_TASK TO COMPLETE_
Gather all lines in the entries below that include the word "Write".

_RECORDS PROVIDED_
▬▬▬

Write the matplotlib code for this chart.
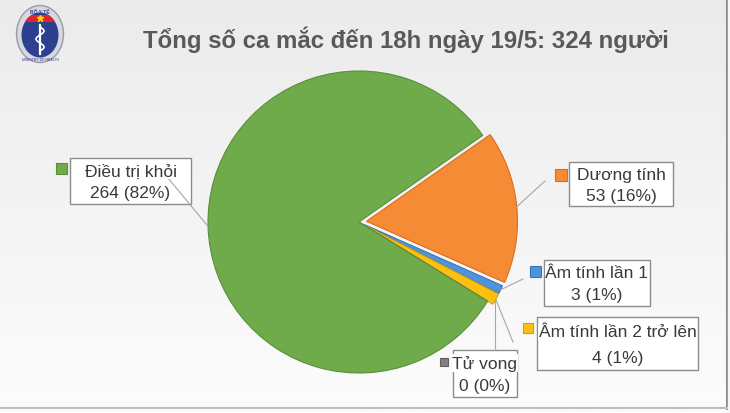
import matplotlib
matplotlib.use('Agg')
import matplotlib.pyplot as plt
import numpy as np
from matplotlib.patches import Rectangle, Ellipse

W, H = 730, 414

title = 'Tổng số ca mắc đến 18h ngày 19/5: 324 người'
labels = ['Dương tính', 'Âm tính lần 1', 'Âm tính lần 2 trở lên', 'Tử vong', 'Điều trị khỏi']
counts = [53, 3, 4, 0, 264]
percents = ['16%', '1%', '1%', '0%', '82%']
colors = ['#f68b35', '#4d94dc', '#fdc010', '#808080', '#70ab4b']
edges = ['#d96d1c', '#3b78b8', '#d9a000', '#606060', '#5a8f3a']

# label boxes in pixel coords: x0, y0, x1, y1 (top-left origin)
boxes = [(569, 163, 673, 207), (544, 261, 650, 307), (537, 318, 698, 371),
         (453, 351, 517, 398), (70, 159, 191, 205)]
markers = [(555, 170), (530, 267), (523, 324), (440, 359), (56, 164)]
marker_size = [12, 11, 10, 8, 11]
line_start = [(545, 182), (523, 280), (513, 343), (495, 351), (168, 179)]
explode_px = [7.5, 6, 6, 0, 0]

plt.rcParams['font.family'] = ['Liberation Sans', 'DejaVu Sans']
fig = plt.figure(figsize=(W / 100, H / 100), dpi=100)
ax = fig.add_axes([0, 0, 1, 1])


def fy(y):
    return H - y


# background
grad = np.linspace(0, 1, 256).reshape(-1, 1)
bg = matplotlib.colors.LinearSegmentedColormap.from_list('bg', ['#fcfcfc', '#f4f4f4', '#ebebeb'])
ax.imshow(grad, extent=(0, W, H, 0), cmap=bg, aspect='auto', zorder=0)
ax.plot([727, 727], [fy(0), fy(410)], color='#8c8c8c', lw=1.5, zorder=1)
ax.plot([0, 727], [fy(409), fy(409)], color='#bdbdbd', lw=1.5, zorder=1)
ax.add_patch(Rectangle((728, 0), 2, H, color='#f7f7f7', zorder=1))

# logo
ax.add_patch(Ellipse((40, fy(35)), 47, 57, facecolor='#d8d8e0', edgecolor='#9a9aa8', lw=1, zorder=2))
ax.add_patch(Ellipse((40, fy(36)), 37, 45, facecolor='#2e3f8f', edgecolor='none', zorder=3))
red = Rectangle((20, fy(23)), 40, 7, facecolor='#e0262c', edgecolor='none', zorder=4)
clip = Ellipse((40, fy(36)), 37, 45, transform=ax.transData)
ax.add_patch(red)
red.set_clip_path(clip)
ax.plot([40], [fy(19)], marker='*', color='#ffd400', ms=5, zorder=5)
ax.plot([40, 40], [fy(26), fy(55)], color='white', lw=1.6, zorder=5)
sy = np.linspace(28, 52, 40)
ax.plot(40 + 4 * np.sin((sy - 28) / 24 * 3 * np.pi), fy(sy), color='white', lw=1.2, zorder=5)
ax.text(40, fy(11), 'BỘ Y TẾ', fontsize=3.5, ha='center', va='center', color='#2e3f8f',
        fontweight='bold', zorder=5)
ax.text(40, fy(60), 'MINISTRY OF HEALTH', fontsize=2.5, ha='center', va='center', color='#2e3f8f', zorder=5)

# title
ax.text(406, fy(40), title, fontsize=17.3, fontweight='bold', color='#595959', ha='center',
        va='center', zorder=5)

# pie
cx, cy, r = 359, fy(223), 151
wedges, _ = ax.pie(counts, colors=colors, startangle=35, counterclock=False,
                   center=(cx, cy), radius=r, explode=explode_px,
                   frame=True, wedgeprops=dict(linewidth=0.8))
for w, ec in zip(wedges, edges):
    w.set_edgecolor(ec)
    w.set_zorder(3)

# labels with leader lines
for i, w in enumerate(wedges):
    x0, y0, x1, y1 = boxes[i]
    ang = np.deg2rad((w.theta1 + w.theta2) / 2)
    wx, wy = w.center
    px, py = wx + w.r * np.cos(ang), wy + w.r * np.sin(ang)
    sx, sy0 = line_start[i]
    if i == 3:
        px = sx
    ax.plot([sx, px], [fy(sy0), py], color='#a6a6a6', lw=0.8, zorder=5.5)
    ax.add_patch(Rectangle((x0, fy(y1)), x1 - x0, y1 - y0, facecolor='white',
                           edgecolor='#8c8c8c', lw=1, zorder=5))
    mx, my = markers[i]
    s = marker_size[i]
    ax.add_patch(Rectangle((mx, fy(my + s)), s, s, facecolor=colors[i],
                           edgecolor=edges[i], lw=0.8, zorder=5))
    xc = (x0 + x1) / 2
    for frac, txt in ((0.28, labels[i]), (0.76, f'{counts[i]} ({percents[i]})')):
        ax.text(xc, fy(y0 + (y1 - y0) * frac), txt, fontsize=12.5, color='#3a3a3a',
                ha='center', va='center', zorder=6,
                bbox=dict(facecolor='white', edgecolor='none', pad=0.5))

ax.set_xlim(0, W)
ax.set_ylim(0, H)
ax.axis('off')
fig.savefig('out.png', dpi=100)
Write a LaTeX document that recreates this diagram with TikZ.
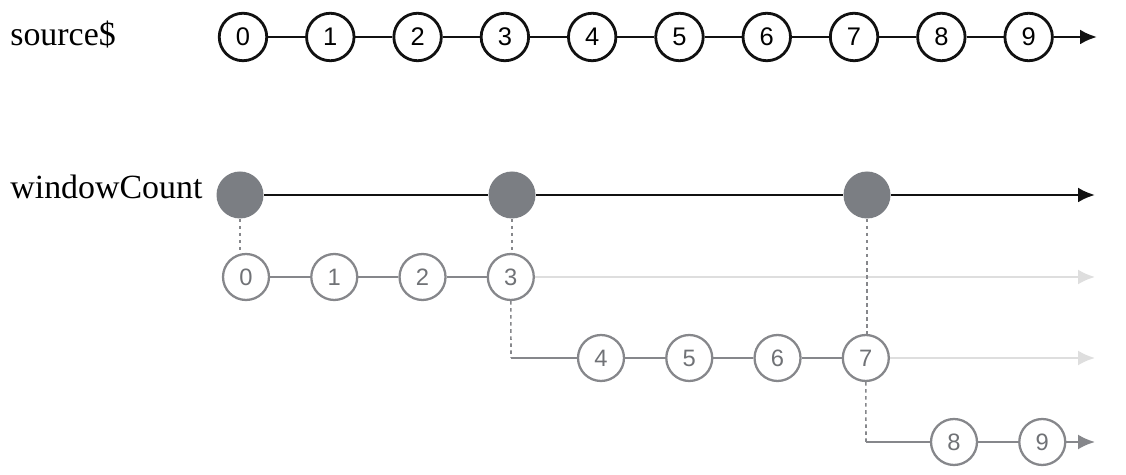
\documentclass[tikz,border=0pt]{standalone}
\usepackage{fontspec}
\setmainfont{Liberation Serif}
\setsansfont{Liberation Sans}
\usetikzlibrary{arrows.meta,positioning}
\definecolor{marbleink}{HTML}{111111}
\definecolor{marblegray}{HTML}{86878B}
\definecolor{digitgray}{HTML}{707276}
\definecolor{dotgray}{HTML}{7B7E83}
\definecolor{fadegray}{HTML}{DEDEDE}
\tikzset{
  streamlabel/.style={
    inner sep=0pt,
    font=\fontsize{19.3}{19.3}\selectfont
  },
  marble/.style={
    circle,
    draw=marbleink,
    fill=white,
    line width=1.6pt,
    minimum size=0.95cm,
    inner sep=0pt,
    font=\sffamily\fontsize{14.5}{14.5}\selectfont
  },
  innermarble/.style={
    circle,
    draw=marblegray,
    fill=white,
    text=digitgray,
    line width=1.3pt,
    minimum size=0.92cm,
    inner sep=0pt,
    font=\sffamily\fontsize{13.5}{13.5}\selectfont
  },
  windowdot/.style={
    circle,
    fill=dotgray,
    minimum size=0.94cm,
    inner sep=0pt
  },
  timeline/.style={
    line width=1.5pt,
    draw=marbleink
  },
  innerline/.style={
    line width=1.3pt,
    draw=marblegray
  },
  fadeline/.style={
    line width=1.3pt,
    draw=fadegray
  },
  dropline/.style={
    line width=0.9pt,
    draw=marblegray,
    dash pattern=on 2pt off 2pt
  },
  tip/.style={
    -{Latex[length=3.4mm,width=3mm]}
  }
}
\begin{document}
\begin{tikzpicture}[x=0.02cm, y=-0.02cm, node distance=0.74cm]
\useasboundingbox (0,0) rectangle (1126,475);
% labels
\node[streamlabel, anchor=base west] (srclabel) at (10,46) {source\$};
\node[streamlabel, anchor=base west] (wclabel) at (10,199) {windowCount};
% source$ row
\node[marble] (s0) at (243,37) {0};
\node[marble, right=of s0] (s1) {1};
\node[marble, right=of s1] (s2) {2};
\node[marble, right=of s2] (s3) {3};
\node[marble, right=of s3] (s4) {4};
\node[marble, right=of s4] (s5) {5};
\node[marble, right=of s5] (s6) {6};
\node[marble, right=of s6] (s7) {7};
\node[marble, right=of s7] (s8) {8};
\node[marble, right=of s8] (s9) {9};
\coordinate (srcend) at (1097,37);
\draw[timeline] (s0) -- (s1) -- (s2) -- (s3) -- (s4) -- (s5) -- (s6) -- (s7) -- (s8) -- (s9);
\draw[timeline, tip] (s9) -- (srcend);
% windowCount row
\node[windowdot] (w0) at (240,195) {};
\node[windowdot] (w1) at (512,195) {};
\node[windowdot] (w2) at (867,195) {};
\coordinate (wcend) at (1095,195);
\draw[timeline] (w0) -- (w1) -- (w2);
\draw[timeline, tip] (w2) -- (wcend);
% first window
\begin{scope}[node distance=0.8cm]
\node[innermarble] (a0) at (246,277) {0};
\node[innermarble, right=of a0] (a1) {1};
\node[innermarble, right=of a1] (a2) {2};
\node[innermarble, right=of a2] (a3) {3};
\coordinate (aend) at (1095,277);
\draw[innerline] (a0) -- (a1) -- (a2) -- (a3);
\draw[fadeline, tip] (a3) -- (aend);
\draw[dropline] (w0) -- (w0 |- a0.north);
\draw[dropline] (w1) -- (w1 |- a3.north);
% second window
\coordinate (b0) at (511,358);
\node[innermarble] (b1) at (601,358) {4};
\node[innermarble, right=of b1] (b2) {5};
\node[innermarble, right=of b2] (b3) {6};
\node[innermarble, right=of b3] (b4) {7};
\coordinate (bend) at (1095,358);
\draw[dropline] (a3) -- (b0);
\draw[innerline] (b0) -- (b1) -- (b2) -- (b3) -- (b4);
\draw[fadeline, tip] (b4) -- (bend);
\draw[dropline] (w2) -- (w2 |- b4.north);
% third window
\coordinate (c0) at (866,442);
\node[innermarble] (c1) at (954,442) {8};
\node[innermarble, right=of c1] (c2) {9};
\coordinate (cend) at (1095,442);
\draw[dropline] (b4) -- (c0);
\draw[innerline] (c0) -- (c1) -- (c2);
\draw[innerline, tip] (c2) -- (cend);
\end{scope}
\end{tikzpicture}
\end{document}
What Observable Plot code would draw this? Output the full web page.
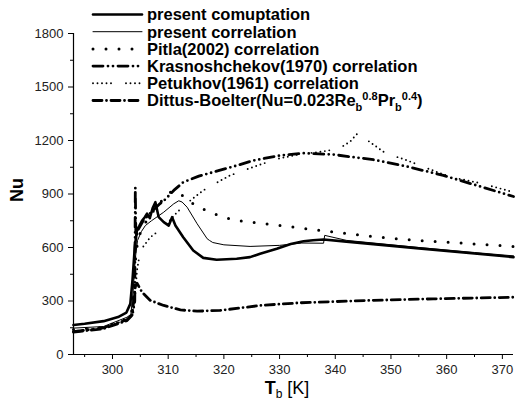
<!DOCTYPE html>
<html>
<head>
<meta charset="utf-8">
<script src="https://cdn.jsdelivr.net/npm/d3@7"></script>
<script src="https://cdn.jsdelivr.net/npm/@observablehq/plot@0.6"></script>
<style>
  html, body { margin: 0; padding: 0; background: #fff; }
  #chart { width: 516px; height: 401px; }
</style>
</head>
<body>
<div id="chart"></div>
<script>
// Nusselt number versus bulk temperature, six estimates.

// present computation
const compT  = [293, 295, 298.4, 301, 302.5, 303.2, 303.6, 304, 304.4, 304.8, 305.3, 305.8, 306.2, 306.7, 307.2, 307.7, 308.3, 309.2, 310.1, 310.7, 311.3, 312.7, 314.5, 316.3, 318.7, 322.3, 324.7, 326.5, 329.5, 332, 334.3, 336, 337.9, 342, 355, 365, 372];
const compNu = [165, 172, 187, 210, 235, 284, 420, 600, 700, 720, 750, 770, 790, 765, 820, 854, 770, 742, 723, 770, 723, 658, 583, 542, 531, 537, 546, 565, 593, 620, 635, 641, 645, 633, 595, 566, 546];

// present correlation
const corrT  = [293, 298.4, 302.6, 303.3, 303.7, 304.1, 304.5, 305.2, 305.9, 307, 309.2, 311, 311.9, 312.5, 313.4, 315.2, 317, 317.4, 318, 320, 324.7, 330, 334, 337.9, 338.1, 342, 355, 365, 372];
const corrNu = [148, 157, 209, 225, 350, 540, 640, 690, 723, 750, 798, 845, 862, 855, 826, 733, 649, 640, 628, 615, 606, 612, 625, 624, 668, 640, 600, 572, 553];

// Pitla (2002)
const pitlaT  = [293, 298.4, 302.6, 303.4, 303.8, 304.2, 304.6, 305.5, 307, 308.5, 310, 310.8, 312.5, 314.9, 317.5, 319.9, 322.4, 324.7, 327.4, 332.5, 337.6, 345.1, 352.2, 360, 372];
const pitlaNu = [140, 152, 200, 222, 380, 560, 650, 720, 790, 850, 905, 915, 892, 836, 798, 770, 751, 742, 733, 714, 695, 667, 645, 630, 606];

// Krasnoshchekov (1970)
const krasT  = [293, 298.4, 302.6, 303.6, 304.0, 304.1, 304.2, 304.6, 305.5, 307, 308.5, 309.5, 311, 312.7, 315.5, 318.7, 321.7, 325.3, 330.1, 334.3, 339.7, 346.9, 352.9, 359.4, 365.4, 372];
const krasNu = [128, 150, 195, 225, 300, 935, 650, 700, 750, 800, 845, 870, 920, 966, 1000, 1028, 1054, 1088, 1116, 1129, 1121, 1092, 1054, 1004, 948, 886];

// Petukhov (1961)
const petT  = [293, 298.4, 302.6, 303.5, 304, 304.4, 305, 306.8, 309.2, 311.6, 314, 316.3, 317.8, 321.1, 324.7, 327, 330, 334, 337, 340.6, 342.7, 344, 346.5, 349, 352.6, 359.1, 360.9, 366.6, 372];
const petNu = [130, 150, 195, 222, 300, 471, 583, 658, 714, 798, 864, 920, 948, 1004, 1045, 1070, 1100, 1125, 1135, 1153, 1195, 1240, 1185, 1129, 1092, 1013, 994, 957, 910];

// Dittus-Boelter
const dbT  = [293, 298.4, 302.6, 303.5, 304.1, 304.4, 305.3, 306.8, 309.2, 312.2, 315.2, 319.3, 326.5, 333.7, 345.7, 357.6, 372];
const dbNu = [125, 145, 190, 220, 380, 400, 349, 303, 275, 250, 243, 247, 275, 290, 303, 312, 321];

const seriesNames = [
  "present comuptation",
  "present correlation",
  "Pitla(2002) correlation",
  "Krasnoshchekov(1970) correlation",
  "Petukhov(1961) correlation",
  "Dittus-Boelter"
];
const seriesT  = [compT, corrT, pitlaT, krasT, petT, dbT];
const seriesNu = [compNu, corrNu, pitlaNu, krasNu, petNu, dbNu];

const xMajor = [300, 310, 320, 330, 340, 350, 360, 370];
const xMinor = [295, 305, 315, 325, 335, 345, 355, 365];
const yMajor = [0, 300, 600, 900, 1200, 1500, 1800];
const yMinor = [150, 450, 750, 1050, 1350, 1650];

// line styles, one per series
const styles = {
  "present comuptation":              {w: 2.6, dash: null},
  "present correlation":              {w: 1.0, dash: null},
  "Pitla(2002) correlation":          {w: 3.0, dash: "0 13"},
  "Krasnoshchekov(1970) correlation": {w: 2.8, dash: "10 5 0 5 0 5"},
  "Petukhov(1961) correlation":       {w: 1.9, dash: "0 4.5 0 4.5 0 4.5 0 4.5 0 15"},
  "Dittus-Boelter":                   {w: 2.8, dash: "9 4.5 0 4.5"}
};

const rows = seriesNames.flatMap((name, k) =>
  seriesT[k].map((t, i) => ({series: name, T: t, Nu: seriesNu[k][i]})));

const font = "'Liberation Sans', Arial, sans-serif";

const chart = Plot.plot({
  width: 516,
  height: 401,
  marginLeft: 73,
  marginRight: 3,
  marginTop: 33,
  marginBottom: 47,
  style: {fontFamily: font, fontSize: "13px", color: "#000", background: "#fff", overflow: "visible"},
  x: {domain: [293, 372]},
  y: {domain: [0, 1800]},
  marks: [
    Plot.axisX(xMajor, {tickSize: 5, tickPadding: 5, label: null, fill: "#222", tickFormat: d => String(d)}),
    Plot.axisX(xMinor, {tickSize: 3, tickFormat: () => "", label: null}),
    Plot.axisY(yMajor, {tickSize: 5, tickPadding: 5, label: null, fill: "#222", tickFormat: d => String(d)}),
    Plot.axisY(yMinor, {tickSize: 3, tickFormat: () => "", label: null}),
    Plot.ruleX([293], {stroke: "#000", strokeWidth: 1.2}),
    Plot.ruleY([0], {stroke: "#000", strokeWidth: 1.2}),
    ...seriesNames.map(name => Plot.line(rows.filter(d => d.series === name), {
      x: "T", y: "Nu",
      stroke: "#000",
      strokeWidth: styles[name].w,
      strokeDasharray: styles[name].dash,
      strokeLinecap: "round",
      strokeLinejoin: "round"
    }))
  ]
});

document.getElementById("chart").appendChild(chart);

const svg = d3.select(chart);

// axis titles
svg.append("text")
  .attr("transform", "translate(23,190) rotate(-90)")
  .attr("text-anchor", "middle")
  .attr("font-family", font).attr("font-size", 18).attr("font-weight", "bold")
  .text("Nu");

const xt = svg.append("text")
  .attr("x", 287).attr("y", 394)
  .attr("text-anchor", "middle")
  .attr("font-family", font).attr("font-size", 18);
xt.append("tspan").attr("font-weight", "bold").text("T");
xt.append("tspan").attr("font-size", 12).attr("dy", 4).text("b");
xt.append("tspan").attr("dy", -4).text(" [K]");

// legend
const legX0 = 93, legX1 = 142, legTextX = 147, legY0 = 14.5, legStep = 17.2;
const leg = svg.append("g")
  .attr("font-family", font).attr("font-weight", "bold").attr("font-size", 16.5)
  .attr("text-anchor", "start");
seriesNames.forEach((name, i) => {
  const y = legY0 + i * legStep;
  leg.append("line")
    .attr("x1", legX0).attr("x2", legX1).attr("y1", y).attr("y2", y)
    .attr("stroke", "#000")
    .attr("stroke-width", styles[name].w)
    .attr("stroke-dasharray", styles[name].dash)
    .attr("stroke-linecap", "round");
  const t = leg.append("text").attr("x", legTextX).attr("y", y).attr("dy", "0.36em");
  if (name === "Dittus-Boelter") {
    t.append("tspan").text("Dittus-Boelter(Nu=0.023Re");
    t.append("tspan").attr("font-size", 11).attr("dy", 5).text("b");
    t.append("tspan").attr("font-size", 11).attr("dy", -11).text("0.8");
    t.append("tspan").attr("dy", 6).text("Pr");
    t.append("tspan").attr("font-size", 11).attr("dy", 5).text("b");
    t.append("tspan").attr("font-size", 11).attr("dy", -11).text("0.4");
    t.append("tspan").attr("dy", 6).text(")");
  } else {
    t.text(name);
  }
});
</script>
</body>
</html>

▬▬▬

_FULL ANSWER_
Write the matplotlib code for this chart.
Write a LaTeX document that recreates this diagram with TikZ.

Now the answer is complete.